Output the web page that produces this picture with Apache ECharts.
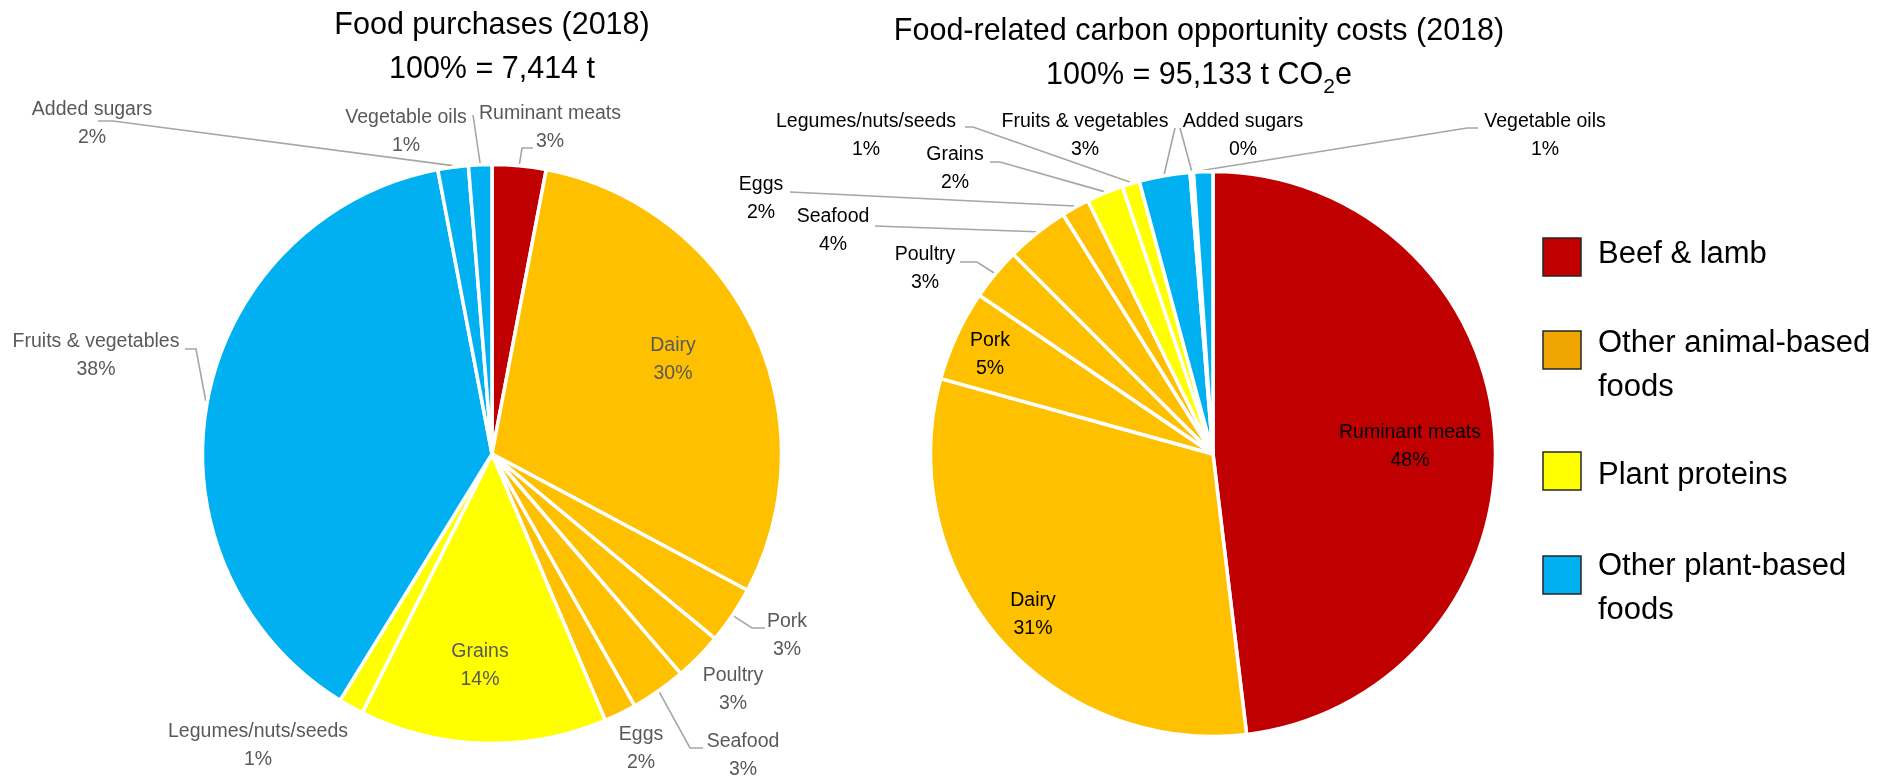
<!DOCTYPE html>
<html>
<head>
<meta charset="utf-8">
<script src="https://cdn.jsdelivr.net/npm/echarts@6/dist/echarts.min.js"></script>
<style>
  html, body { margin: 0; padding: 0; background: #ffffff; }
  #chart { width: 1887px; height: 779px; }
</style>
</head>
<body>
<div id="chart"></div>
<script>
// ---- Data ----------------------------------------------------------------
const categories = [
  'Ruminant meats', 'Dairy', 'Pork', 'Poultry', 'Seafood', 'Eggs',
  'Grains', 'Legumes/nuts/seeds', 'Fruits & vegetables', 'Added sugars', 'Vegetable oils'
];
const categoryGroups = [
  'beef', 'animal', 'animal', 'animal', 'animal', 'animal',
  'protein', 'protein', 'plant', 'plant', 'plant'
];
// share of food purchases by weight, % (100% = 7,414 t)
const purchasesShare = [3.0, 29.8, 3.2, 2.7, 3.1, 1.8, 13.8, 1.4, 38.2, 1.7, 1.3];
// share of food-related carbon opportunity costs, % (100% = 95,133 t CO2e)
const carbonShare = [48.1, 31.2, 5.2, 3.0, 3.6, 1.6, 2.1, 1.0, 2.9, 0.2, 1.1];

const groupKeys = ['beef', 'animal', 'protein', 'plant'];
const groupNames = ['Beef & lamb', 'Other animal-based\nfoods', 'Plant proteins', 'Other plant-based\nfoods'];

const purchasesTitle = ['Food purchases (2018)', '100% = 7,414 t'];
const carbonTitle = ['Food-related carbon opportunity costs (2018)', '100% = 95,133 t CO', '2', 'e'];

// ---- Styles --------------------------------------------------------------
const FONT = "'Liberation Sans', Arial, Helvetica, sans-serif";
const sliceColors = { beef: '#C00000', animal: '#FFC000', protein: '#FFFF00', plant: '#00B0F0' };
const swatchColors = { beef: '#C00000', animal: '#EFA600', protein: '#FFFF00', plant: '#00B0F0' };

// label anchors relative to each pie centre; `line` lists leader-line bends
const purchasesLabels = [
  { at: [58, -326], line: [[30, -306], [41, -306]] },
  { at: [181, -94] },
  { at: [295, 182], line: [[260, 174], [273, 174]] },
  { at: [241, 236] },
  { at: [251, 302], line: [[198, 294], [211, 294]] },
  { at: [149, 295] },
  { at: [-12, 212] },
  { at: [-234, 292] },
  { at: [-396, -98], line: [[-296, -105], [-307, -105]] },
  { at: [-400, -330], line: [[-379, -333], [-394, -333]] },
  { at: [-86, -322], line: [[-19, -339]] }
];
const carbonLabels = [
  { at: [197, -7] },
  { at: [-180, 161] },
  { at: [-223, -99] },
  { at: [-288, -185], line: [[-236, -192], [-253, -192]] },
  { at: [-380, -223], line: [[-338, -228]] },
  { at: [-452, -255], line: [[-423, -262]] },
  { at: [-258, -285], line: [[-213, -292], [-223, -292]] },
  { at: [-347, -318], line: [[-240, -327], [-248, -327]] },
  { at: [-128, -318], line: [[-38, -326]] },
  { at: [30, -318], line: [[-33, -326]] },
  { at: [332, -318], line: [[254, -326], [265, -326]] }
];

const pies = [
  { values: purchasesShare, labels: purchasesLabels, center: [492, 454], radius: 289.5, textColor: '#595959' },
  { values: carbonShare, labels: carbonLabels, center: [1213, 454], radius: 282.5, textColor: '#000000' }
];

// leader lines start on the rim at the middle of each slice
function labelLayoutFor(pie) {
  const total = pie.values.reduce((a, b) => a + b, 0);
  const midAngles = [];
  let acc = 0;
  pie.values.forEach(v => {
    midAngles.push((acc + v / 2) / total * Math.PI * 2);
    acc += v;
  });
  return function (params) {
    const i = params.dataIndex;
    const spec = pie.labels[i];
    const cx = pie.center[0], cy = pie.center[1];
    const out = {
      x: cx + spec.at[0], y: cy + spec.at[1],
      align: 'center', verticalAlign: 'middle', hideOverlap: false, moveOverlap: null
    };
    if (spec.line) {
      const a = midAngles[i];
      const R = pie.radius + 1.5;
      const pts = [[cx + R * Math.sin(a), cy - R * Math.cos(a)]];
      spec.line.forEach(p => pts.push([cx + p[0], cy + p[1]]));
      if (pts.length === 2) pts.push(pts[1].slice());
      out.labelLinePoints = pts;
    }
    return out;
  };
}

function pieSeries(pie) {
  return {
    type: 'pie',
    center: pie.center,
    radius: pie.radius,
    startAngle: 90,
    clockwise: true,
    avoidLabelOverlap: false,
    animation: false,
    silent: true,
    itemStyle: { borderColor: '#ffffff', borderWidth: 3.5 },
    label: {
      show: true,
      position: 'outside',
      color: pie.textColor,
      fontFamily: FONT,
      fontSize: 19.5,
      lineHeight: 28,
      align: 'center',
      formatter: p => p.name + '\n' + Math.round(p.value) + '%'
    },
    labelLine: {
      show: true,
      smooth: false,
      lineStyle: { color: '#A6A6A6', width: 1.6 }
    },
    labelLayout: labelLayoutFor(pie),
    data: categories.map((name, i) => ({
      name: name,
      value: pie.values[i],
      itemStyle: { color: sliceColors[categoryGroups[i]] },
      labelLine: { show: !!pie.labels[i].line }
    }))
  };
}

// ---- Legend (drawn as swatches + text) ------------------------------------
const legendSwatchTop = [238, 331, 452, 556];
const legendTextMid = [254, 365, 475, 588];
const legendGraphics = [];
groupKeys.forEach((key, i) => {
  legendGraphics.push({
    type: 'rect',
    shape: { x: 1543, y: legendSwatchTop[i], width: 38, height: 38 },
    style: { fill: swatchColors[key], stroke: '#262626', lineWidth: 1.5 }
  });
  legendGraphics.push({
    type: 'text',
    x: 1598, y: legendTextMid[i],
    style: {
      text: groupNames[i], fill: '#000000', fontFamily: FONT, fontSize: 31,
      lineHeight: 44, align: 'left', verticalAlign: 'middle',
      textAlign: 'left', textVerticalAlign: 'middle'
    }
  });
});

const titleRich = {
  t: { fontFamily: FONT, fontSize: 30.5, fontWeight: 'normal', lineHeight: 44, color: '#000000' },
  s: { fontFamily: FONT, fontSize: 21, fontWeight: 'normal', lineHeight: 16, color: '#000000', verticalAlign: 'bottom' }
};

const option = {
  backgroundColor: '#ffffff',
  title: [
    {
      text: '{t|' + purchasesTitle[0] + '}\n{t|' + purchasesTitle[1] + '}',
      left: 492, top: 4, padding: 0, textAlign: 'center',
      textStyle: { fontWeight: 'normal', rich: titleRich }
    },
    {
      text: '{t|' + carbonTitle[0] + '}\n{t|' + carbonTitle[1] + '}{s|' + carbonTitle[2] + '}{t|' + carbonTitle[3] + '}',
      left: 1199, top: 10, padding: 0, textAlign: 'center',
      textStyle: { fontWeight: 'normal', rich: titleRich }
    }
  ],
  graphic: legendGraphics,
  series: pies.map(pieSeries)
};

const chart = echarts.init(document.getElementById('chart'), null, { renderer: 'canvas' });
chart.setOption(option);
</script>
</body>
</html>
════
_Your goal_
Exactly as written, please give again the lines from the beginning of the listing through the line containing "animal: '#EFA600', protein: '#FFFF00', plant: '#00B0F0'", inclusive, without any pictures.

_Output of the exercise_
Output the web page that produces this picture with Apache ECharts.
<!DOCTYPE html>
<html>
<head>
<meta charset="utf-8">
<script src="https://cdn.jsdelivr.net/npm/echarts@6/dist/echarts.min.js"></script>
<style>
  html, body { margin: 0; padding: 0; background: #ffffff; }
  #chart { width: 1887px; height: 779px; }
</style>
</head>
<body>
<div id="chart"></div>
<script>
// ---- Data ----------------------------------------------------------------
const categories = [
  'Ruminant meats', 'Dairy', 'Pork', 'Poultry', 'Seafood', 'Eggs',
  'Grains', 'Legumes/nuts/seeds', 'Fruits & vegetables', 'Added sugars', 'Vegetable oils'
];
const categoryGroups = [
  'beef', 'animal', 'animal', 'animal', 'animal', 'animal',
  'protein', 'protein', 'plant', 'plant', 'plant'
];
// share of food purchases by weight, % (100% = 7,414 t)
const purchasesShare = [3.0, 29.8, 3.2, 2.7, 3.1, 1.8, 13.8, 1.4, 38.2, 1.7, 1.3];
// share of food-related carbon opportunity costs, % (100% = 95,133 t CO2e)
const carbonShare = [48.1, 31.2, 5.2, 3.0, 3.6, 1.6, 2.1, 1.0, 2.9, 0.2, 1.1];

const groupKeys = ['beef', 'animal', 'protein', 'plant'];
const groupNames = ['Beef & lamb', 'Other animal-based\nfoods', 'Plant proteins', 'Other plant-based\nfoods'];

const purchasesTitle = ['Food purchases (2018)', '100% = 7,414 t'];
const carbonTitle = ['Food-related carbon opportunity costs (2018)', '100% = 95,133 t CO', '2', 'e'];

// ---- Styles --------------------------------------------------------------
const FONT = "'Liberation Sans', Arial, Helvetica, sans-serif";
const sliceColors = { beef: '#C00000', animal: '#FFC000', protein: '#FFFF00', plant: '#00B0F0' };
const swatchColors = { beef: '#C00000', animal: '#EFA600', protein: '#FFFF00', plant: '#00B0F0' };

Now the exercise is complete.